The Israel-lovers club of Canada and Australia: White, Conservative and Christian
By Chemi Shalev
After hearing Canadian Prime Minister Stephen Harper’s promise the Knesset this week that his government would support Israel “though fire and water,” one could excuse Israeli lawmakers for thinking that they had died and gone to hasbara heaven.
And after seeing Benjamin Netanyahu enthusiastically nodding at Harper’s assertion that singling out Israel for criticism was the same as anti-Semitism, one might easily imagine the prime minister imploring God to seriously consider “castling” the current residents of the White House in Washington and Langevin Block in Ottawa, at least for the remainder of President Barack Obama’s second term.
And coming straight on the heels of Australian Foreign Minister Julie Bishop’s even more extraordinary proclamation in Jerusalem last week on the legality of Jewish settlements in the territories, Harper’s visit to Israel took on the airs of what the Hassidim call “mashiachzeit”: this is the way the world will look after the Messiah arrives.
But even for Israelis less religiously inclined, these back-to-back expressions of uninhibited political support were welcome rays of sunshine amidst the gathering clouds and proliferating forecasts of impending torrents of condemnation, isolation and boycott.

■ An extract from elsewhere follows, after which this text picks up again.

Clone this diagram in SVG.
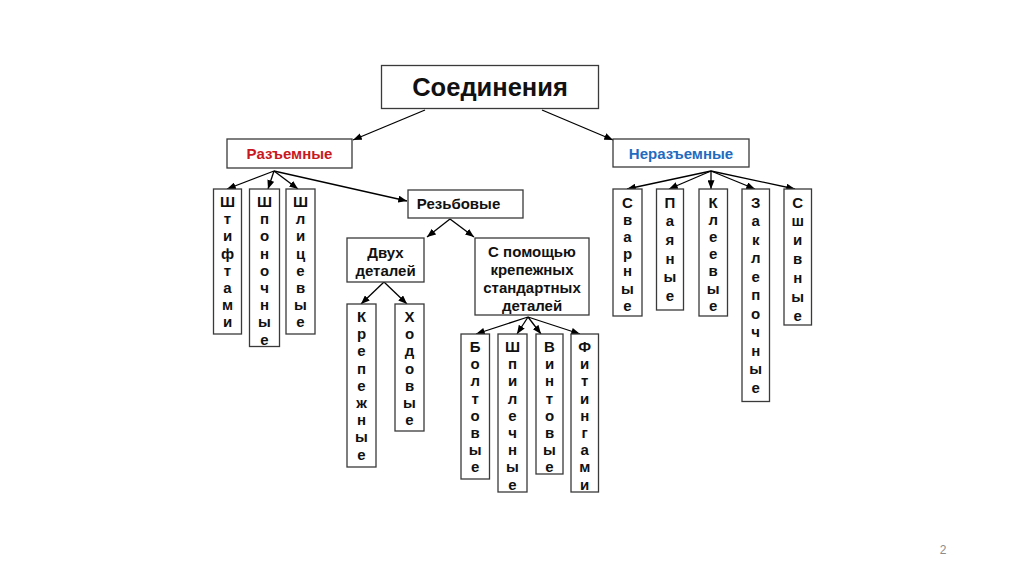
<svg xmlns="http://www.w3.org/2000/svg" width="1024" height="574" viewBox="0 0 1024 574">
<style>
  .box{fill:#fff;stroke:#3a3a3a;stroke-width:1.3}
  .t{font-family:"Liberation Sans",Arial,sans-serif;font-weight:bold;font-size:15px;fill:#111;text-anchor:middle}
  .big{font-size:25.5px}
  .red{fill:#c8191e}
  .bred{fill:#f01010}
  .blue{fill:#1f6cbf}
  .v{font-family:"Liberation Sans",Arial,sans-serif;font-weight:bold;font-size:15px;fill:#111;text-anchor:middle}
  .c{stroke:#000;stroke-width:1.3;fill:none;marker-end:url(#ah)}
  .pg{font-family:"Liberation Sans",Arial,sans-serif;font-size:12px;fill:#8c8c8c}
</style>
<defs>
  <marker id="ah" viewBox="0 0 10 8" refX="10" refY="4" markerWidth="9" markerHeight="7" markerUnits="userSpaceOnUse" orient="auto">
    <path d="M0,0 L10,4 L0,8 z" fill="#000"/>
  </marker>
</defs>
<rect width="1024" height="574" fill="#fff"/>

<g id="connectors">
  <line class="c" x1="425" y1="110" x2="353" y2="140"/>
  <line class="c" x1="542" y1="110" x2="613" y2="140"/>
  <line class="c" x1="274" y1="171" x2="227" y2="189"/>
  <line class="c" x1="274" y1="171" x2="268" y2="189"/>
  <line class="c" x1="274" y1="171" x2="298" y2="189"/>
  <line class="c" x1="274" y1="171" x2="407" y2="201"/>
  <line class="c" x1="450" y1="219" x2="427" y2="237"/>
  <line class="c" x1="450" y1="219" x2="474" y2="237"/>
  <line class="c" x1="384" y1="282" x2="361" y2="304"/>
  <line class="c" x1="384" y1="282" x2="407" y2="304"/>
  <line class="c" x1="528" y1="317" x2="476" y2="334"/>
  <line class="c" x1="528" y1="317" x2="517" y2="334"/>
  <line class="c" x1="528" y1="317" x2="541" y2="334"/>
  <line class="c" x1="528" y1="317" x2="580" y2="334"/>
  <line class="c" x1="711" y1="171" x2="627" y2="189"/>
  <line class="c" x1="711" y1="171" x2="669" y2="189"/>
  <line class="c" x1="711" y1="171" x2="711" y2="189"/>
  <line class="c" x1="711" y1="171" x2="755" y2="189"/>
  <line class="c" x1="711" y1="171" x2="795" y2="189"/>
</g>

<g id="n-soedineniya">
  <rect class="box" x="381.5" y="65.5" width="217" height="43"/>
  <text class="t big" x="490" y="95.5">Соединения</text>
</g>
<g id="n-razemnye">
  <rect class="box" x="227" y="139" width="125" height="29"/>
  <text class="t red" x="289.5" y="158.5">Разъемные</text>
</g>
<g id="n-nerazemnye">
  <rect class="box" x="613" y="139" width="136" height="28"/>
  <text class="t blue" x="681" y="158.5">Неразъемные</text>
</g>
<g id="n-rezbovye">
  <rect class="box" x="408" y="190" width="115" height="28"/>
  <text class="t" x="458.5" y="208.5">Резьбовые</text>
</g>
<g id="n-dvuh">
  <rect class="box" x="347" y="238" width="77" height="44"/>
  <text class="t" x="385.5" y="258">Двух</text>
  <text class="t" x="385.5" y="276">деталей</text>
</g>
<g id="n-spomoshchyu">
  <rect class="box" x="475" y="238" width="114" height="77"/>
  <text class="t" x="532" y="257">С помощью</text>
  <text class="t" x="532" y="275">крепежных</text>
  <text class="t" x="532" y="293">стандартных</text>
  <text class="t" x="532" y="311">деталей</text>
</g>

<g id="n-shtiftami">
  <rect class="box" x="213.5" y="189" width="28" height="145"/>
  <text class="v"><tspan x="227.5" y="207">Ш</tspan><tspan x="227.5" dy="17.2">т</tspan><tspan x="227.5" dy="17.2">и</tspan><tspan x="227.5" dy="17.2">ф</tspan><tspan x="227.5" dy="17.2">т</tspan><tspan x="227.5" dy="17.2">а</tspan><tspan x="227.5" dy="17.2">м</tspan><tspan x="227.5" dy="17.2">и</tspan></text>
</g>
<g id="n-shponochnye">
  <rect class="box" x="249.5" y="189" width="30" height="157.5"/>
  <text class="v"><tspan x="264.5" y="207">Ш</tspan><tspan x="264.5" dy="17.2">п</tspan><tspan x="264.5" dy="17.2">о</tspan><tspan x="264.5" dy="17.2">н</tspan><tspan x="264.5" dy="17.2">о</tspan><tspan x="264.5" dy="17.2">ч</tspan><tspan x="264.5" dy="17.2">н</tspan><tspan x="264.5" dy="17.2">ы</tspan><tspan x="264.5" dy="17.2">е</tspan></text>
</g>
<g id="n-shlitsevye">
  <rect class="box" x="286" y="189" width="29" height="145"/>
  <text class="v"><tspan x="300.5" y="207">Ш</tspan><tspan x="300.5" dy="17.2">л</tspan><tspan x="300.5" dy="17.2">и</tspan><tspan x="300.5" dy="17.2">ц</tspan><tspan x="300.5" dy="17.2">е</tspan><tspan x="300.5" dy="17.2">в</tspan><tspan x="300.5" dy="17.2">ы</tspan><tspan x="300.5" dy="17.2">е</tspan></text>
</g>

<g id="n-krepezhnye">
  <rect class="box" x="347" y="304" width="29" height="163"/>
  <text class="v"><tspan x="361.5" y="322">К</tspan><tspan x="361.5" dy="17.2">р</tspan><tspan x="361.5" dy="17.2">е</tspan><tspan x="361.5" dy="17.2">п</tspan><tspan x="361.5" dy="17.2">е</tspan><tspan x="361.5" dy="17.2">ж</tspan><tspan x="361.5" dy="17.2">н</tspan><tspan x="361.5" dy="17.2">ы</tspan><tspan x="361.5" dy="17.2">е</tspan></text>
</g>
<g id="n-hodovye">
  <rect class="box" x="395" y="304" width="29" height="127"/>
  <text class="v"><tspan x="409.5" y="322">Х</tspan><tspan x="409.5" dy="17.2">о</tspan><tspan x="409.5" dy="17.2">д</tspan><tspan x="409.5" dy="17.2">о</tspan><tspan x="409.5" dy="17.2">в</tspan><tspan x="409.5" dy="17.2">ы</tspan><tspan x="409.5" dy="17.2">е</tspan></text>
</g>

<g id="n-boltovye">
  <rect class="box" x="461" y="334" width="28.5" height="145"/>
  <text class="v bred"><tspan x="475.2" y="352">Б</tspan><tspan x="475.2" dy="17.2">о</tspan><tspan x="475.2" dy="17.2">л</tspan><tspan x="475.2" dy="17.2">т</tspan><tspan x="475.2" dy="17.2">о</tspan><tspan x="475.2" dy="17.2">в</tspan><tspan x="475.2" dy="17.2">ы</tspan><tspan x="475.2" dy="17.2">е</tspan></text>
</g>
<g id="n-shpilechnye">
  <rect class="box" x="498" y="334" width="29" height="158"/>
  <text class="v"><tspan x="512.5" y="352">Ш</tspan><tspan x="512.5" dy="17.2">п</tspan><tspan x="512.5" dy="17.2">и</tspan><tspan x="512.5" dy="17.2">л</tspan><tspan x="512.5" dy="17.2">е</tspan><tspan x="512.5" dy="17.2">ч</tspan><tspan x="512.5" dy="17.2">н</tspan><tspan x="512.5" dy="17.2">ы</tspan><tspan x="512.5" dy="17.2">е</tspan></text>
</g>
<g id="n-vintovye">
  <rect class="box" x="536" y="334" width="27" height="140"/>
  <text class="v"><tspan x="549.5" y="352">В</tspan><tspan x="549.5" dy="17.2">и</tspan><tspan x="549.5" dy="17.2">н</tspan><tspan x="549.5" dy="17.2">т</tspan><tspan x="549.5" dy="17.2">о</tspan><tspan x="549.5" dy="17.2">в</tspan><tspan x="549.5" dy="17.2">ы</tspan><tspan x="549.5" dy="17.2">е</tspan></text>
</g>
<g id="n-fitingami">
  <rect class="box" x="571" y="334" width="27.5" height="158"/>
  <text class="v"><tspan x="584.7" y="352">Ф</tspan><tspan x="584.7" dy="17.2">и</tspan><tspan x="584.7" dy="17.2">т</tspan><tspan x="584.7" dy="17.2">и</tspan><tspan x="584.7" dy="17.2">н</tspan><tspan x="584.7" dy="17.2">г</tspan><tspan x="584.7" dy="17.2">а</tspan><tspan x="584.7" dy="17.2">м</tspan><tspan x="584.7" dy="17.2">и</tspan></text>
</g>

<g id="n-svarnye">
  <rect class="box" x="613" y="189" width="29" height="127"/>
  <text class="v"><tspan x="627.5" y="207.5">С</tspan><tspan x="627.5" dy="17.2">в</tspan><tspan x="627.5" dy="17.2">а</tspan><tspan x="627.5" dy="17.2">р</tspan><tspan x="627.5" dy="17.2">н</tspan><tspan x="627.5" dy="17.2">ы</tspan><tspan x="627.5" dy="17.2">е</tspan></text>
</g>
<g id="n-payanye">
  <rect class="box" x="656.5" y="189" width="27" height="121"/>
  <text class="v"><tspan x="670" y="207.5">П</tspan><tspan x="670" dy="18.7">а</tspan><tspan x="670" dy="18.7">я</tspan><tspan x="670" dy="18.7">н</tspan><tspan x="670" dy="18.7">ы</tspan><tspan x="670" dy="18.7">е</tspan></text>
</g>
<g id="n-kleevye">
  <rect class="box" x="699" y="189" width="28.5" height="127"/>
  <text class="v"><tspan x="713.2" y="207.5">К</tspan><tspan x="713.2" dy="17.2">л</tspan><tspan x="713.2" dy="17.2">е</tspan><tspan x="713.2" dy="17.2">е</tspan><tspan x="713.2" dy="17.2">в</tspan><tspan x="713.2" dy="17.2">ы</tspan><tspan x="713.2" dy="17.2">е</tspan></text>
</g>
<g id="n-zaklepochnye">
  <rect class="box" x="742" y="189" width="27.5" height="212.5"/>
  <text class="v"><tspan x="755.7" y="207.5">З</tspan><tspan x="755.7" dy="18.5">а</tspan><tspan x="755.7" dy="18.5">к</tspan><tspan x="755.7" dy="18.5">л</tspan><tspan x="755.7" dy="18.5">е</tspan><tspan x="755.7" dy="18.5">п</tspan><tspan x="755.7" dy="18.5">о</tspan><tspan x="755.7" dy="18.5">ч</tspan><tspan x="755.7" dy="18.5">н</tspan><tspan x="755.7" dy="18.5">ы</tspan><tspan x="755.7" dy="18.5">е</tspan></text>
</g>
<g id="n-shivnye">
  <rect class="box" x="784" y="189" width="27.5" height="136"/>
  <text class="v"><tspan x="797.7" y="207.5">С</tspan><tspan x="797.7" dy="18.9">ш</tspan><tspan x="797.7" dy="18.9">и</tspan><tspan x="797.7" dy="18.9">в</tspan><tspan x="797.7" dy="18.9">н</tspan><tspan x="797.7" dy="18.9">ы</tspan><tspan x="797.7" dy="18.9">е</tspan></text>
</g>

<text class="pg" x="943" y="554" text-anchor="middle">2</text>
</svg>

Things can’t be that bad, many Israelis told themselves, if fine, upstanding countries such as Canada and Australia were willing to unabashedly stand up against the otherwise shrill winds of Western public opinion.
Indeed, under their respective conservative governments, both Canada and Australia have gone above and beyond the traditional parameters of support for Israel, much to the dismay of its detractors among commentators and public opinion in both countries and in the Arab world at large. Harper has dramatically broken with the mildly supportive but largely detached Israeli policies of his predecessors, while Australia’s Tony Abbott has rapidly reinstated John Howard’s effusive pro-Israel policies after three years of realignment efforts carried out by the recently ousted Australian Labor Party.
Although the prim and proper Harper and the bold and brash Abbott have been described as polar opposites on a personal level, their shared love for Israel stems from nearly identical ideological roots. Both are deeply-religious social conservatives and proud nationalists who view themselves as serving on the front lines of a Western, Judeo-Christian civilization that is under threat: their support for Israel is not just a matter of political expediency, if that, but of firmly held convictions and belief.